*THE EXERCISE*
Repeat the records below exactly, leaving out any pictures.

··········

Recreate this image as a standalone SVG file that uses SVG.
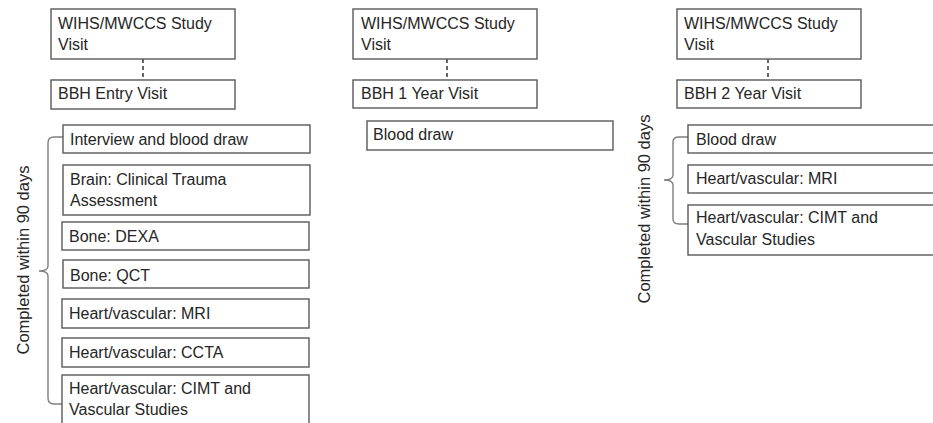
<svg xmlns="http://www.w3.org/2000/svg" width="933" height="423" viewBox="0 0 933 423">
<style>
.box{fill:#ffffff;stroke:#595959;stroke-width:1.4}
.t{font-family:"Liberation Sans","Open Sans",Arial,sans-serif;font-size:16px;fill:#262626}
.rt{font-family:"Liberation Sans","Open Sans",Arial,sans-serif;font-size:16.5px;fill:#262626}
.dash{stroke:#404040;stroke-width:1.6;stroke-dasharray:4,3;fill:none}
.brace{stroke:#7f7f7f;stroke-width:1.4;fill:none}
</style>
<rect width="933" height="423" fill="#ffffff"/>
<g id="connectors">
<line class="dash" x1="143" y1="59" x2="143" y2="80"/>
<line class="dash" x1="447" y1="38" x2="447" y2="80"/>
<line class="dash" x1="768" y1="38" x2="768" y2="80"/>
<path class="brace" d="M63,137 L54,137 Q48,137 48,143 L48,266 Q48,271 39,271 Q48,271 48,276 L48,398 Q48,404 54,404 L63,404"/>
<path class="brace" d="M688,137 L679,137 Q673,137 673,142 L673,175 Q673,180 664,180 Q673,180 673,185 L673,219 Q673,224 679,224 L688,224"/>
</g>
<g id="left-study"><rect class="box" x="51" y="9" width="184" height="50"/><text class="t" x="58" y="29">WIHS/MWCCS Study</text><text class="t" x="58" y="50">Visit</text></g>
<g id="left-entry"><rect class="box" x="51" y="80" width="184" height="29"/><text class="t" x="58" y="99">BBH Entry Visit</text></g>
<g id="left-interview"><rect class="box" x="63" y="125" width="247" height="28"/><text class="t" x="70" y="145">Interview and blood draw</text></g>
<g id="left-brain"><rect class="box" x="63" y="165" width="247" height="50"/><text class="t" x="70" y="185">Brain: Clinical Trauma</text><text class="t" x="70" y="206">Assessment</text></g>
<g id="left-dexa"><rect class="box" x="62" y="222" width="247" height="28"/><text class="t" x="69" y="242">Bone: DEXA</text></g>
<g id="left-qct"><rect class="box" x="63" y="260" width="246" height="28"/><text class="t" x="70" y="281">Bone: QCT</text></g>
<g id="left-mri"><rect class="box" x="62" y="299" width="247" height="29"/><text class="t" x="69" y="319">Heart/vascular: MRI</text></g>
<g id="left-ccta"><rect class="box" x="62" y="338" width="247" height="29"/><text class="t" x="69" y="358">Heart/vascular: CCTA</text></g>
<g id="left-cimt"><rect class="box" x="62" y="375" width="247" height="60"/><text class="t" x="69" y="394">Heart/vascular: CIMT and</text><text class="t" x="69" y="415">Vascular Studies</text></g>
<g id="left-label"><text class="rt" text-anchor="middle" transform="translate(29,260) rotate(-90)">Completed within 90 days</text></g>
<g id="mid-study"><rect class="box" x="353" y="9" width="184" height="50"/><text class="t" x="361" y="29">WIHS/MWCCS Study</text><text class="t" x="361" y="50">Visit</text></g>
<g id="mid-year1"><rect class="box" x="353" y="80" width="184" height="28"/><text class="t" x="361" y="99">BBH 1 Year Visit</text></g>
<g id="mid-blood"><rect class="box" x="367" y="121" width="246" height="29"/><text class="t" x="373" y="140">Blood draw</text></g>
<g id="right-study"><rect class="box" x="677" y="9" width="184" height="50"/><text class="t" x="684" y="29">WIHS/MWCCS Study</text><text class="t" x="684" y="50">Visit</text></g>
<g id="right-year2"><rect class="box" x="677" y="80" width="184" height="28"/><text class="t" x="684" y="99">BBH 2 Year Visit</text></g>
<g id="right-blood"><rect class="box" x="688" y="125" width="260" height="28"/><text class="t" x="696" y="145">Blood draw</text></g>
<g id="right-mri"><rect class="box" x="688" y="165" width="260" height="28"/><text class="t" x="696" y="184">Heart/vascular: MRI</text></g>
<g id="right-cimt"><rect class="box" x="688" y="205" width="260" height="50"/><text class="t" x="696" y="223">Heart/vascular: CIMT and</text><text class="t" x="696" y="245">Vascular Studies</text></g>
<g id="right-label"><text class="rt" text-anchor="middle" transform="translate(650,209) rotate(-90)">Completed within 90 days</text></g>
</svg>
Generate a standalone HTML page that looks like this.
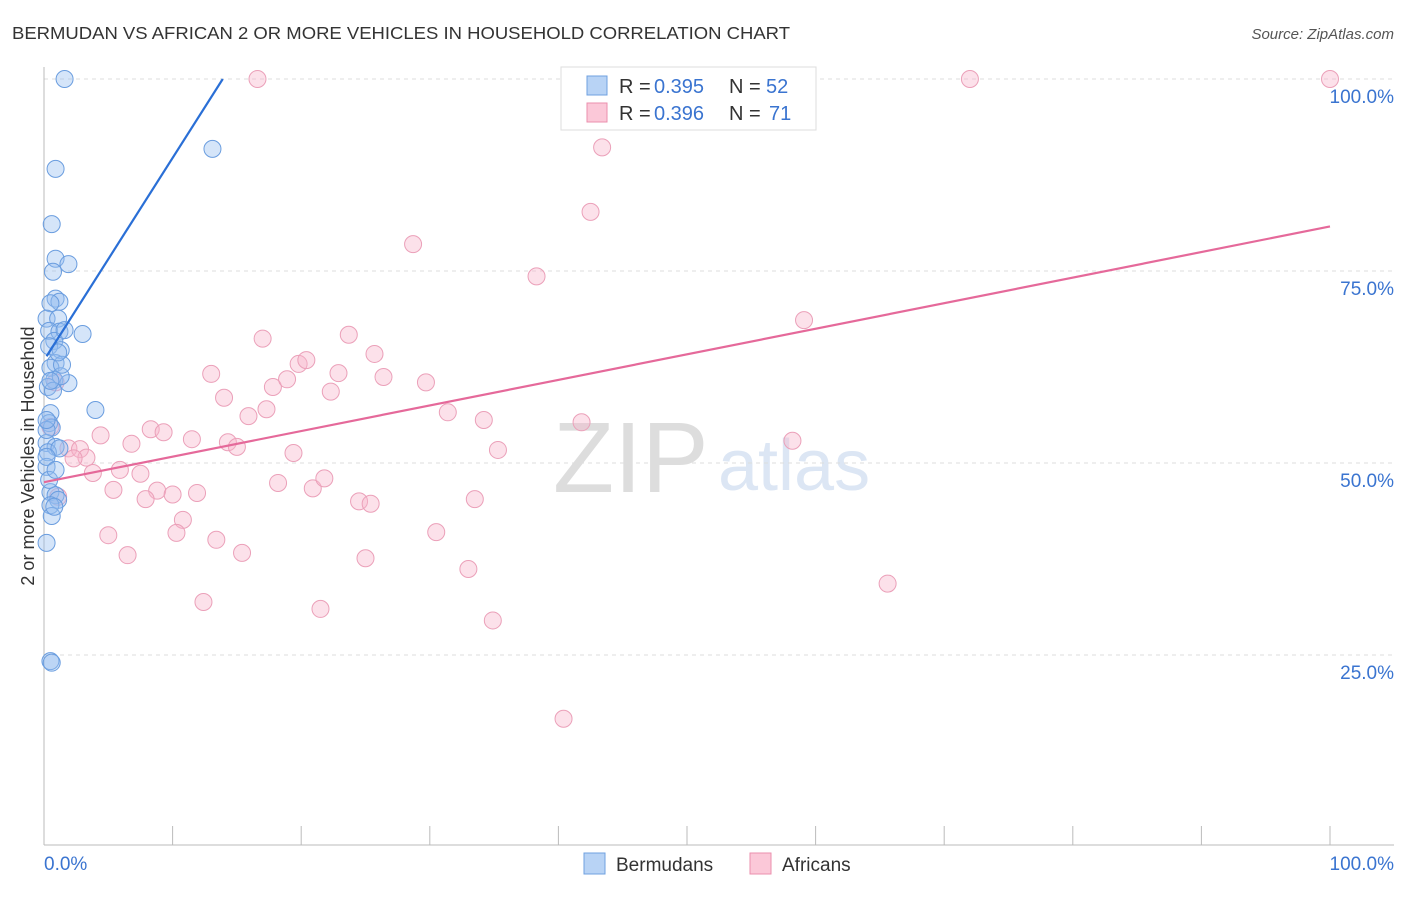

··········

*FULL SOLUTION*
Recreate this image as a standalone SVG file that uses SVG.
<svg xmlns="http://www.w3.org/2000/svg" width="933" height="423" viewBox="0 0 933 423">
<style>
.box{fill:#ffffff;stroke:#595959;stroke-width:1.4}
.t{font-family:"Liberation Sans","Open Sans",Arial,sans-serif;font-size:16px;fill:#262626}
.rt{font-family:"Liberation Sans","Open Sans",Arial,sans-serif;font-size:16.5px;fill:#262626}
.dash{stroke:#404040;stroke-width:1.6;stroke-dasharray:4,3;fill:none}
.brace{stroke:#7f7f7f;stroke-width:1.4;fill:none}
</style>
<rect width="933" height="423" fill="#ffffff"/>
<g id="connectors">
<line class="dash" x1="143" y1="59" x2="143" y2="80"/>
<line class="dash" x1="447" y1="38" x2="447" y2="80"/>
<line class="dash" x1="768" y1="38" x2="768" y2="80"/>
<path class="brace" d="M63,137 L54,137 Q48,137 48,143 L48,266 Q48,271 39,271 Q48,271 48,276 L48,398 Q48,404 54,404 L63,404"/>
<path class="brace" d="M688,137 L679,137 Q673,137 673,142 L673,175 Q673,180 664,180 Q673,180 673,185 L673,219 Q673,224 679,224 L688,224"/>
</g>
<g id="left-study"><rect class="box" x="51" y="9" width="184" height="50"/><text class="t" x="58" y="29">WIHS/MWCCS Study</text><text class="t" x="58" y="50">Visit</text></g>
<g id="left-entry"><rect class="box" x="51" y="80" width="184" height="29"/><text class="t" x="58" y="99">BBH Entry Visit</text></g>
<g id="left-interview"><rect class="box" x="63" y="125" width="247" height="28"/><text class="t" x="70" y="145">Interview and blood draw</text></g>
<g id="left-brain"><rect class="box" x="63" y="165" width="247" height="50"/><text class="t" x="70" y="185">Brain: Clinical Trauma</text><text class="t" x="70" y="206">Assessment</text></g>
<g id="left-dexa"><rect class="box" x="62" y="222" width="247" height="28"/><text class="t" x="69" y="242">Bone: DEXA</text></g>
<g id="left-qct"><rect class="box" x="63" y="260" width="246" height="28"/><text class="t" x="70" y="281">Bone: QCT</text></g>
<g id="left-mri"><rect class="box" x="62" y="299" width="247" height="29"/><text class="t" x="69" y="319">Heart/vascular: MRI</text></g>
<g id="left-ccta"><rect class="box" x="62" y="338" width="247" height="29"/><text class="t" x="69" y="358">Heart/vascular: CCTA</text></g>
<g id="left-cimt"><rect class="box" x="62" y="375" width="247" height="60"/><text class="t" x="69" y="394">Heart/vascular: CIMT and</text><text class="t" x="69" y="415">Vascular Studies</text></g>
<g id="left-label"><text class="rt" text-anchor="middle" transform="translate(29,260) rotate(-90)">Completed within 90 days</text></g>
<g id="mid-study"><rect class="box" x="353" y="9" width="184" height="50"/><text class="t" x="361" y="29">WIHS/MWCCS Study</text><text class="t" x="361" y="50">Visit</text></g>
<g id="mid-year1"><rect class="box" x="353" y="80" width="184" height="28"/><text class="t" x="361" y="99">BBH 1 Year Visit</text></g>
<g id="mid-blood"><rect class="box" x="367" y="121" width="246" height="29"/><text class="t" x="373" y="140">Blood draw</text></g>
<g id="right-study"><rect class="box" x="677" y="9" width="184" height="50"/><text class="t" x="684" y="29">WIHS/MWCCS Study</text><text class="t" x="684" y="50">Visit</text></g>
<g id="right-year2"><rect class="box" x="677" y="80" width="184" height="28"/><text class="t" x="684" y="99">BBH 2 Year Visit</text></g>
<g id="right-blood"><rect class="box" x="688" y="125" width="260" height="28"/><text class="t" x="696" y="145">Blood draw</text></g>
<g id="right-mri"><rect class="box" x="688" y="165" width="260" height="28"/><text class="t" x="696" y="184">Heart/vascular: MRI</text></g>
<g id="right-cimt"><rect class="box" x="688" y="205" width="260" height="50"/><text class="t" x="696" y="223">Heart/vascular: CIMT and</text><text class="t" x="696" y="245">Vascular Studies</text></g>
<g id="right-label"><text class="rt" text-anchor="middle" transform="translate(650,209) rotate(-90)">Completed within 90 days</text></g>
</svg>
Generate a standalone HTML page that looks like this.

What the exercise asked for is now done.